Kids or partner - who do you put first?


Before we had bub T and I were all about each other, as most young couples are. I spent hours at work counting down the time until I could see him again. We spent most of our nights together and the odd ones we spent at our own places we would talk for hours on the phone. Its safe to say we were pretty much obsessed with each other in the early days {in a healthy non-stalkerish kind of way}. For two and a half years we continued in our little loved up bubble of holidays, sleep-ins and lazy beach days. Then we had a baby and our whole world changed {as it should}.

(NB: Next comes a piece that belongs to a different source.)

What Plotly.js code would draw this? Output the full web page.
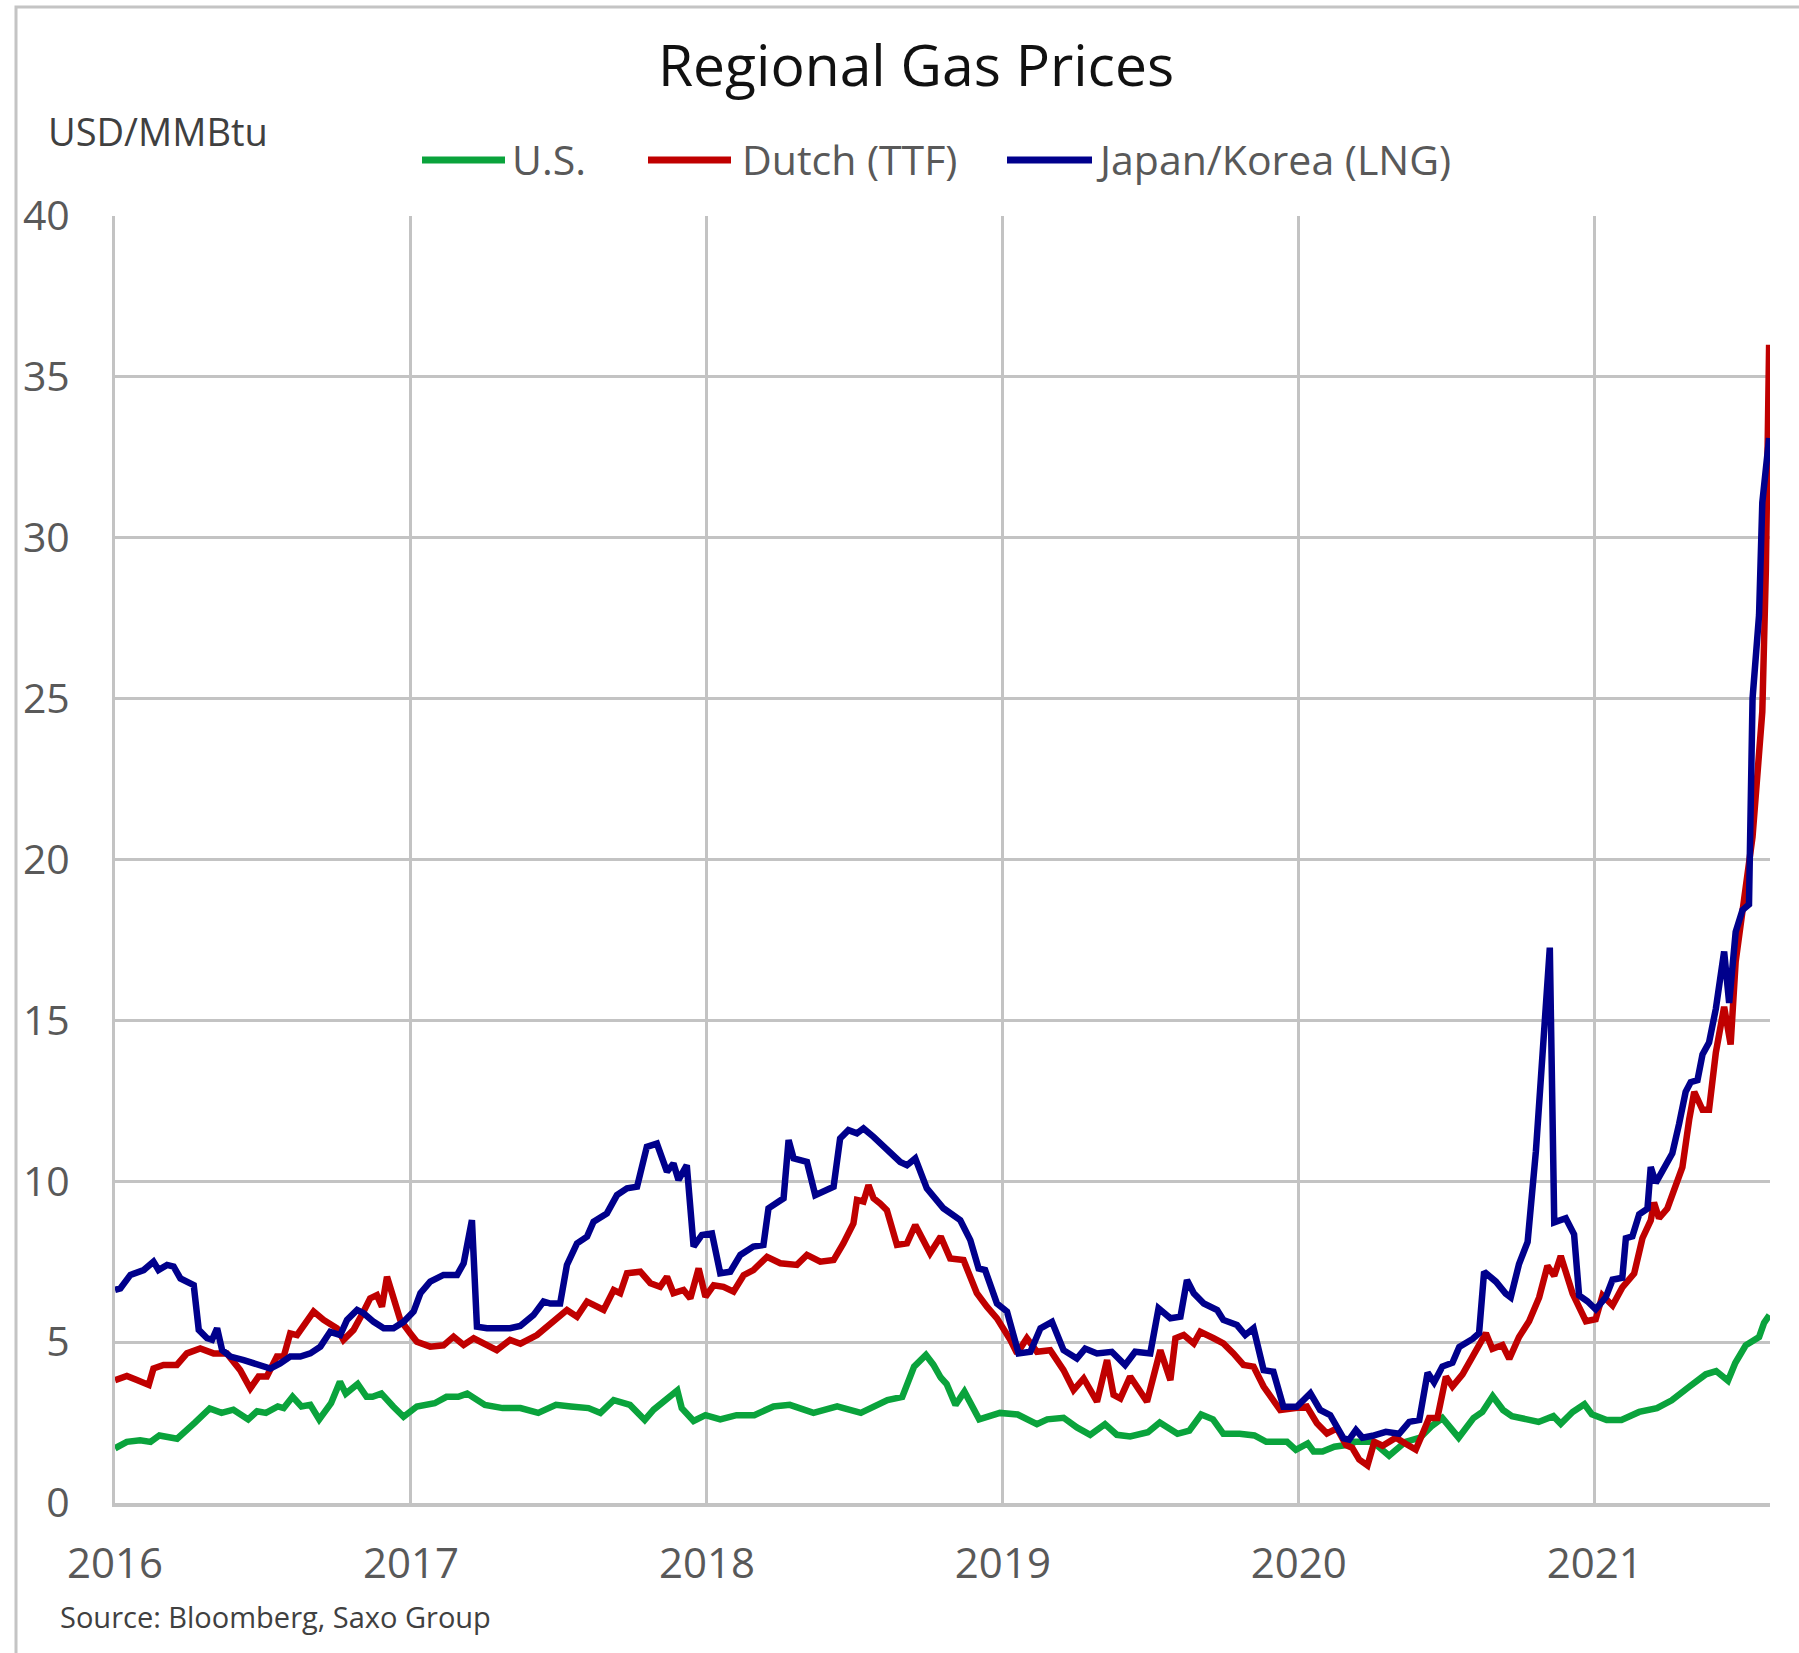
<!DOCTYPE html>
<html><head><meta charset="utf-8">
<script src="https://cdn.plot.ly/plotly-3.0.1.min.js"></script>
<style>html,body{margin:0;padding:0;background:#fff;} #chart{width:1799px;height:1653px;}</style>
</head><body><div id="chart"></div>
<script>
// ---- Data (decimal year, USD/MMBtu) ----
const usX = [2016.00,2016.04,2016.085,2016.12,2016.15,2016.21,2016.27,2016.32,2016.36,2016.40,2016.45,2016.48,2016.51,2016.55,2016.57,2016.60,2016.63,2016.66,2016.69,2016.73,2016.76,2016.78,2016.82,2016.85,2016.87,2016.90,2016.94,2016.975,2017.02,2017.08,2017.12,2017.16,2017.19,2017.25,2017.31,2017.37,2017.43,2017.49,2017.54,2017.60,2017.64,2017.685,2017.74,2017.79,2017.82,2017.865,2017.90,2017.915,2017.955,2017.995,2018.045,2018.10,2018.16,2018.225,2018.28,2018.36,2018.44,2018.52,2018.56,2018.61,2018.66,2018.70,2018.74,2018.765,2018.79,2018.81,2018.84,2018.87,2018.92,2018.99,2019.05,2019.115,2019.15,2019.205,2019.25,2019.295,2019.345,2019.385,2019.43,2019.49,2019.53,2019.59,2019.63,2019.67,2019.71,2019.745,2019.80,2019.85,2019.89,2019.96,2019.99,2020.03,2020.05,2020.08,2020.12,2020.16,2020.19,2020.25,2020.305,2020.36,2020.41,2020.45,2020.485,2020.54,2020.59,2020.62,2020.655,2020.69,2020.72,2020.77,2020.81,2020.86,2020.885,2020.925,2020.965,2020.99,2021.04,2021.09,2021.15,2021.21,2021.26,2021.32,2021.375,2021.41,2021.45,2021.475,2021.51,2021.555,2021.572,2021.59];
const usY = [1.70,1.90,1.95,1.90,2.10,2.00,2.50,2.94,2.80,2.90,2.60,2.85,2.80,3.00,2.95,3.30,3.00,3.05,2.60,3.10,3.77,3.40,3.70,3.30,3.30,3.40,3.00,2.68,3.00,3.10,3.30,3.30,3.40,3.05,2.95,2.95,2.80,3.05,3.00,2.95,2.80,3.20,3.05,2.58,2.90,3.25,3.50,2.95,2.55,2.73,2.60,2.73,2.73,3.00,3.05,2.80,3.00,2.80,3.00,3.20,3.30,4.24,4.60,4.30,3.90,3.70,3.05,3.46,2.60,2.80,2.75,2.45,2.60,2.65,2.35,2.12,2.45,2.12,2.07,2.20,2.50,2.15,2.25,2.75,2.60,2.15,2.15,2.10,1.90,1.90,1.65,1.85,1.60,1.60,1.75,1.80,1.90,1.90,1.47,1.90,2.03,2.40,2.64,2.03,2.64,2.83,3.32,2.89,2.70,2.58,2.52,2.70,2.46,2.83,3.07,2.76,2.58,2.58,2.83,2.95,3.19,3.62,4.00,4.10,3.80,4.36,4.90,5.16,5.60,5.84];

const ttfX = [2016.00,2016.04,2016.074,2016.114,2016.13,2016.164,2016.209,2016.243,2016.288,2016.333,2016.378,2016.423,2016.457,2016.485,2016.513,2016.547,2016.57,2016.592,2016.615,2016.637,2016.671,2016.705,2016.75,2016.772,2016.806,2016.84,2016.862,2016.885,2016.902,2016.919,2016.941,2016.964,2016.998,2017.02,2017.065,2017.11,2017.144,2017.178,2017.212,2017.246,2017.29,2017.335,2017.37,2017.426,2017.482,2017.527,2017.561,2017.595,2017.651,2017.685,2017.707,2017.73,2017.775,2017.809,2017.842,2017.865,2017.887,2017.921,2017.944,2017.972,2017.995,2018.023,2018.056,2018.09,2018.124,2018.157,2018.203,2018.248,2018.304,2018.338,2018.383,2018.428,2018.461,2018.495,2018.507,2018.529,2018.546,2018.563,2018.585,2018.608,2018.642,2018.676,2018.704,2018.754,2018.79,2018.822,2018.867,2018.912,2018.946,2018.98,2019.025,2019.048,2019.081,2019.115,2019.16,2019.205,2019.239,2019.273,2019.318,2019.352,2019.374,2019.397,2019.43,2019.487,2019.532,2019.566,2019.583,2019.611,2019.645,2019.667,2019.712,2019.745,2019.779,2019.813,2019.847,2019.881,2019.937,2019.993,2020.027,2020.061,2020.095,2020.129,2020.16,2020.18,2020.204,2020.232,2020.255,2020.283,2020.305,2020.328,2020.361,2020.395,2020.418,2020.44,2020.468,2020.497,2020.519,2020.553,2020.587,2020.632,2020.654,2020.688,2020.711,2020.744,2020.778,2020.812,2020.84,2020.863,2020.885,2020.925,2020.97,2021.003,2021.026,2021.06,2021.093,2021.133,2021.161,2021.189,2021.20,2021.217,2021.245,2021.274,2021.296,2021.319,2021.336,2021.364,2021.386,2021.409,2021.437,2021.459,2021.476,2021.505,2021.533,2021.566,2021.578,2021.589];
const ttfY = [3.82,3.95,3.82,3.67,4.18,4.29,4.29,4.65,4.80,4.65,4.65,4.13,3.56,3.93,3.93,4.55,4.55,5.27,5.22,5.53,5.95,5.69,5.43,5.07,5.38,5.95,6.36,6.46,6.10,7.03,6.31,5.69,5.27,5.01,4.86,4.90,5.17,4.91,5.12,4.96,4.75,5.07,4.95,5.22,5.69,6.00,5.79,6.26,6.00,6.62,6.52,7.14,7.19,6.83,6.72,7.03,6.52,6.62,6.36,7.29,6.41,6.77,6.72,6.57,7.08,7.24,7.65,7.45,7.40,7.71,7.50,7.55,8.07,8.69,9.42,9.37,9.88,9.47,9.31,9.10,8.02,8.07,8.64,7.76,8.28,7.60,7.55,6.52,6.10,5.74,5.07,4.65,5.12,4.70,4.75,4.13,3.51,3.87,3.15,4.44,3.36,3.25,3.93,3.15,4.75,3.82,5.12,5.22,4.96,5.32,5.12,4.96,4.65,4.29,4.24,3.62,2.89,2.94,3.00,2.48,2.16,2.32,1.80,1.72,1.35,1.17,1.90,1.78,1.90,2.03,1.84,1.66,2.15,2.64,2.64,3.93,3.62,4.00,4.55,5.28,4.79,4.91,4.48,5.16,5.65,6.39,7.37,7.06,7.68,6.51,5.65,5.71,6.45,6.14,6.70,7.13,8.23,8.78,9.34,8.85,9.15,9.89,10.44,11.92,12.78,12.22,12.22,14.00,15.42,14.25,16.83,18.80,20.70,24.60,29.00,36.00];

const lngX = [2016.00,2016.018,2016.052,2016.097,2016.13,2016.147,2016.176,2016.198,2016.221,2016.243,2016.266,2016.283,2016.311,2016.328,2016.345,2016.362,2016.39,2016.435,2016.48,2016.525,2016.558,2016.592,2016.626,2016.66,2016.694,2016.727,2016.761,2016.784,2016.818,2016.84,2016.874,2016.908,2016.941,2016.975,2017.009,2017.032,2017.065,2017.11,2017.156,2017.178,2017.206,2017.223,2017.257,2017.302,2017.335,2017.369,2017.414,2017.448,2017.471,2017.504,2017.527,2017.561,2017.595,2017.617,2017.662,2017.696,2017.73,2017.764,2017.797,2017.831,2017.865,2017.887,2017.904,2017.932,2017.955,2017.983,2018.017,2018.045,2018.079,2018.113,2018.157,2018.191,2018.208,2018.259,2018.276,2018.293,2018.338,2018.366,2018.394,2018.428,2018.45,2018.478,2018.507,2018.529,2018.563,2018.608,2018.653,2018.676,2018.704,2018.743,2018.775,2018.799,2018.856,2018.89,2018.918,2018.94,2018.98,2019.014,2019.053,2019.093,2019.127,2019.166,2019.205,2019.25,2019.278,2019.318,2019.368,2019.413,2019.447,2019.498,2019.526,2019.566,2019.60,2019.622,2019.645,2019.679,2019.724,2019.745,2019.791,2019.819,2019.847,2019.881,2019.914,2019.948,2019.993,2020.039,2020.072,2020.106,2020.151,2020.17,2020.193,2020.215,2020.249,2020.294,2020.339,2020.373,2020.407,2020.435,2020.457,2020.485,2020.519,2020.542,2020.587,2020.609,2020.626,2020.666,2020.699,2020.716,2020.744,2020.773,2020.801,2020.823,2020.848,2020.863,2020.902,2020.93,2020.947,2020.975,2021.003,2021.037,2021.06,2021.093,2021.105,2021.127,2021.15,2021.178,2021.189,2021.206,2021.234,2021.262,2021.285,2021.307,2021.324,2021.347,2021.364,2021.386,2021.409,2021.437,2021.454,2021.476,2021.499,2021.521,2021.533,2021.555,2021.566,2021.578,2021.589];
const lngY = [6.62,6.67,7.09,7.24,7.50,7.24,7.40,7.35,6.98,6.88,6.77,5.38,5.12,5.07,5.43,4.75,4.55,4.44,4.29,4.18,4.34,4.55,4.55,4.65,4.86,5.32,5.22,5.69,6.00,5.90,5.63,5.43,5.43,5.63,5.95,6.52,6.88,7.09,7.09,7.45,8.79,5.48,5.43,5.43,5.43,5.50,5.84,6.26,6.20,6.20,7.40,8.07,8.28,8.74,9.00,9.57,9.78,9.83,11.07,11.17,10.30,10.55,10.04,10.50,7.97,8.33,8.38,7.14,7.19,7.71,7.97,8.02,9.16,9.47,11.28,10.71,10.60,9.57,9.67,9.83,11.33,11.59,11.49,11.64,11.38,11.02,10.60,10.50,10.71,9.78,9.40,9.16,8.79,8.17,7.29,7.24,6.20,5.95,4.65,4.70,5.43,5.63,4.75,4.49,4.80,4.65,4.70,4.29,4.70,4.65,6.05,5.74,5.79,6.93,6.52,6.20,6.00,5.69,5.53,5.22,5.43,4.13,4.08,2.99,2.99,3.41,2.89,2.73,2.01,1.97,2.27,2.03,2.09,2.21,2.15,2.52,2.58,4.05,3.75,4.24,4.36,4.85,5.10,5.28,7.19,6.88,6.51,6.39,7.43,8.11,10.93,14.13,17.26,8.72,8.85,8.35,6.45,6.27,6.02,6.39,6.94,7.00,8.23,8.29,8.97,9.15,10.44,9.95,10.44,10.87,11.79,12.78,13.08,13.14,13.94,14.31,15.36,17.14,15.54,17.75,18.43,18.60,25.00,27.60,31.10,32.10,33.10];

const seriesNames = ['U.S.', 'Dutch (TTF)', 'Japan/Korea (LNG)'];
const yearTicks = [2016, 2017, 2018, 2019, 2020, 2021];
const yearLabels = ['2016', '2017', '2018', '2019', '2020', '2021'];
const yTicks = [0, 5, 10, 15, 20, 25, 30, 35, 40];

// ---- Styling / layout ----
const colors = ['#0aa33c', '#c00000', '#00008c'];
const FONT = '"Open Sans", "Noto Sans", sans-serif';
const W = 1799, H = 1653;
const M = {l: 115, r: 29, t: 216, b: 150};
const pw = W - M.l - M.r, ph = H - M.t - M.b;
const px2x = px => (px - M.l) / pw;
const py2y = py => (H - M.b - py) / ph;

const traces = [
  {x: usX, y: usY, name: seriesNames[0]},
  {x: ttfX, y: ttfY, name: seriesNames[1]},
  {x: lngX, y: lngY, name: seriesNames[2]}
].map((t, i) => Object.assign(t, {
  type: 'scatter', mode: 'lines', showlegend: false,
  line: {color: colors[i], width: 6.5}, hoverinfo: 'x+y+name'
}));

// custom legend (long line samples, as in the reference)
const legendPos = [
  {x0: 422, x1: 505, tx: 510},
  {x0: 648, x1: 731, tx: 740},
  {x0: 1007, x1: 1092, tx: 1094}
];
const legendY = 159;
const shapes = [
  {type: 'rect', xref: 'paper', yref: 'paper', layer: 'below',
   x0: px2x(16), x1: px2x(1850), y0: py2y(7), y1: py2y(1720),
   line: {color: '#c4c4c4', width: 3}, fillcolor: 'rgba(0,0,0,0)'}
];
const annotations = [];
legendPos.forEach((p, i) => {
  shapes.push({type: 'line', xref: 'paper', yref: 'paper',
    x0: px2x(p.x0), x1: px2x(p.x1), y0: py2y(legendY + 1), y1: py2y(legendY + 1),
    line: {color: colors[i], width: 7}});
  annotations.push({xref: 'paper', yref: 'paper', x: px2x(p.tx), y: py2y(legendY),
    xanchor: 'left', yanchor: 'middle', showarrow: false, text: seriesNames[i],
    font: {family: FONT, size: 41, color: '#595959'}});
});
annotations.push({xref: 'paper', yref: 'paper', x: px2x(46), y: py2y(131),
  xanchor: 'left', yanchor: 'middle', showarrow: false, text: 'USD/MMBtu',
  font: {family: FONT, size: 38, color: '#404040'}});
annotations.push({xref: 'paper', yref: 'paper', x: px2x(58), y: py2y(1617),
  xanchor: 'left', yanchor: 'middle', showarrow: false, text: 'Source: Bloomberg, Saxo Group',
  font: {family: FONT, size: 29, color: '#404040'}});

const gridColor = '#c3c3c3';
const layout = {
  width: W, height: H,
  margin: M,
  paper_bgcolor: '#ffffff', plot_bgcolor: '#ffffff',
  font: {family: FONT, color: '#595959'},
  title: {text: 'Regional Gas Prices', xref: 'container', yref: 'container',
    x: 916 / W, xanchor: 'center', y: 1 - 66 / H, yanchor: 'middle',
    font: {family: FONT, size: 57, color: '#111111'}},
  xaxis: {
    type: 'linear', range: [2016, 2021.592],
    tickmode: 'array', tickvals: yearTicks, ticktext: yearLabels,
    showgrid: true, gridcolor: gridColor, gridwidth: 3,
    showline: true, linecolor: gridColor, linewidth: 4,
    zeroline: false,
    ticks: 'outside', ticklen: 21, tickcolor: 'rgba(0,0,0,0)',
    tickfont: {family: FONT, size: 42, color: '#595959'}
  },
  yaxis: {
    range: [0, 40], tickmode: 'array', tickvals: yTicks,
    showgrid: true, gridcolor: gridColor, gridwidth: 3,
    showline: true, linecolor: gridColor, linewidth: 3,
    zeroline: false,
    ticks: 'outside', ticklen: 34, tickcolor: 'rgba(0,0,0,0)',
    tickfont: {family: FONT, size: 41, color: '#595959'}
  },
  shapes: shapes,
  annotations: annotations,
  showlegend: false
};

Plotly.newPlot('chart', traces, layout, {displayModeBar: false, responsive: false});
</script></body></html>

Suddenly we were thrust into the world of nappies, night feeds and responsibility. Overwhelming responsibility. We had a tiny little human and we had to keep her alive. All thoughts of love and romance {and sleep-ins and lazy days at the beach} were pushed aside for much more responsible things like remembering how long it had been between feeds and trying to work out why she was crying for the 456th time that day. From the moment she came into this world she became our number one priority and that's never changed.

Our relationship shifted once she entered the equation. We evolved into a family of 3 and instead of just loving each other there's now another person in our lives. T's told me to my face that he loves her more than me. For some women being told your partner loves someone else more than you would be irrational, unacceptable and a deal breaker; but for me its not. Because I love her more than I love him too.

Admittedly, thanks to a drug fuelled emergency birth, I never had the love-at-first-sight-omg-my-heart-is-going-to-burst moment when she was born, but we developed an immense bond over the following days and it just keeps growing as she does. My love for her is entirely different to my love for T. She took a piece of my heart when she was born and she will always have that, no matter what happens in our future. My love for her is stronger because she is literally a part of me. He could never trump that {just like I could never trump his love for his daughter}.

Our love for each other hasn't diminished. It may not be as romantic or spontaneous as it once was, but its certainly still there. We're just as in love as we were in the beginning and I don't foresee that ever changing. However, our love for her, both individually and combined, far surpasses our love for each other. She will always be the most important part of our life together.